(STORED DATA)
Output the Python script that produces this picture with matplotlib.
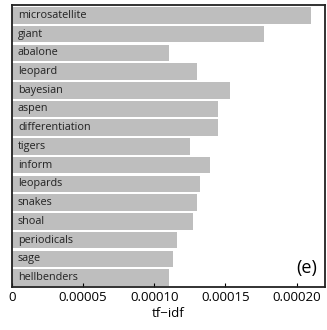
import matplotlib
matplotlib.use("Agg")
import matplotlib.pyplot as plt

words = ["microsatellite", "giant", "abalone", "leopard", "bayesian", "aspen",
         "differentiation", "tigers", "inform", "leopards", "snakes", "shoal",
         "periodicals", "sage", "hellbenders"]
scores = [0.000210, 0.000177, 0.000110, 0.000130, 0.000153, 0.000145,
          0.000145, 0.000125, 0.000139, 0.000132, 0.000130, 0.000127,
          0.000116, 0.000113, 0.000110]
xticks = [0, 0.00005, 0.00010, 0.00015, 0.00020]
xticklabels = ["0", "0.00005", "0.00010", "0.00015", "0.00020"]

plt.rcParams['font.family'] = ['Open Sans', 'DejaVu Sans']

fig = plt.figure(figsize=(3.27, 3.30), dpi=100)
ax = fig.add_axes([12/327, 43/330, 313/327, 282/330])

pos = list(range(len(words)))
ax.barh(pos, scores, height=0.88, color="#bebebe")
for i, w in enumerate(words):
    ax.text(0.0000042, i, w, va="center", ha="left", fontsize=7.8, color="#222222")

ax.set_ylim(len(words) - 0.5, -0.55)
ax.set_xlim(0, 0.00022)
ax.set_yticks([])
ax.set_xticks(xticks)
ax.set_xticklabels(xticklabels, fontsize=9.5)
ax.tick_params(axis="x", direction="in", length=3, pad=3)
ax.set_xlabel("tf\u2212idf", fontsize=9.5, labelpad=2)
for s in ax.spines.values():
    s.set_linewidth(1.3)
    s.set_color("#222222")
ax.text(0.975, 0.035, "(e)", transform=ax.transAxes, ha="right", va="bottom", fontsize=13)

fig.savefig("out.png", dpi=100)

(YOUR GOAL) Omit each picture, then return all of the listing exactly as it stands.

(PROBLEM SOLUTION)
Output the Python script that produces this picture with matplotlib.
import matplotlib
matplotlib.use("Agg")
import matplotlib.pyplot as plt

words = ["microsatellite", "giant", "abalone", "leopard", "bayesian", "aspen",
         "differentiation", "tigers", "inform", "leopards", "snakes", "shoal",
         "periodicals", "sage", "hellbenders"]
scores = [0.000210, 0.000177, 0.000110, 0.000130, 0.000153, 0.000145,
          0.000145, 0.000125, 0.000139, 0.000132, 0.000130, 0.000127,
          0.000116, 0.000113, 0.000110]
xticks = [0, 0.00005, 0.00010, 0.00015, 0.00020]
xticklabels = ["0", "0.00005", "0.00010", "0.00015", "0.00020"]

plt.rcParams['font.family'] = ['Open Sans', 'DejaVu Sans']

fig = plt.figure(figsize=(3.27, 3.30), dpi=100)
ax = fig.add_axes([12/327, 43/330, 313/327, 282/330])

pos = list(range(len(words)))
ax.barh(pos, scores, height=0.88, color="#bebebe")
for i, w in enumerate(words):
    ax.text(0.0000042, i, w, va="center", ha="left", fontsize=7.8, color="#222222")

ax.set_ylim(len(words) - 0.5, -0.55)
ax.set_xlim(0, 0.00022)
ax.set_yticks([])
ax.set_xticks(xticks)
ax.set_xticklabels(xticklabels, fontsize=9.5)
ax.tick_params(axis="x", direction="in", length=3, pad=3)
ax.set_xlabel("tf\u2212idf", fontsize=9.5, labelpad=2)
for s in ax.spines.values():
    s.set_linewidth(1.3)
    s.set_color("#222222")
ax.text(0.975, 0.035, "(e)", transform=ax.transAxes, ha="right", va="bottom", fontsize=13)

fig.savefig("out.png", dpi=100)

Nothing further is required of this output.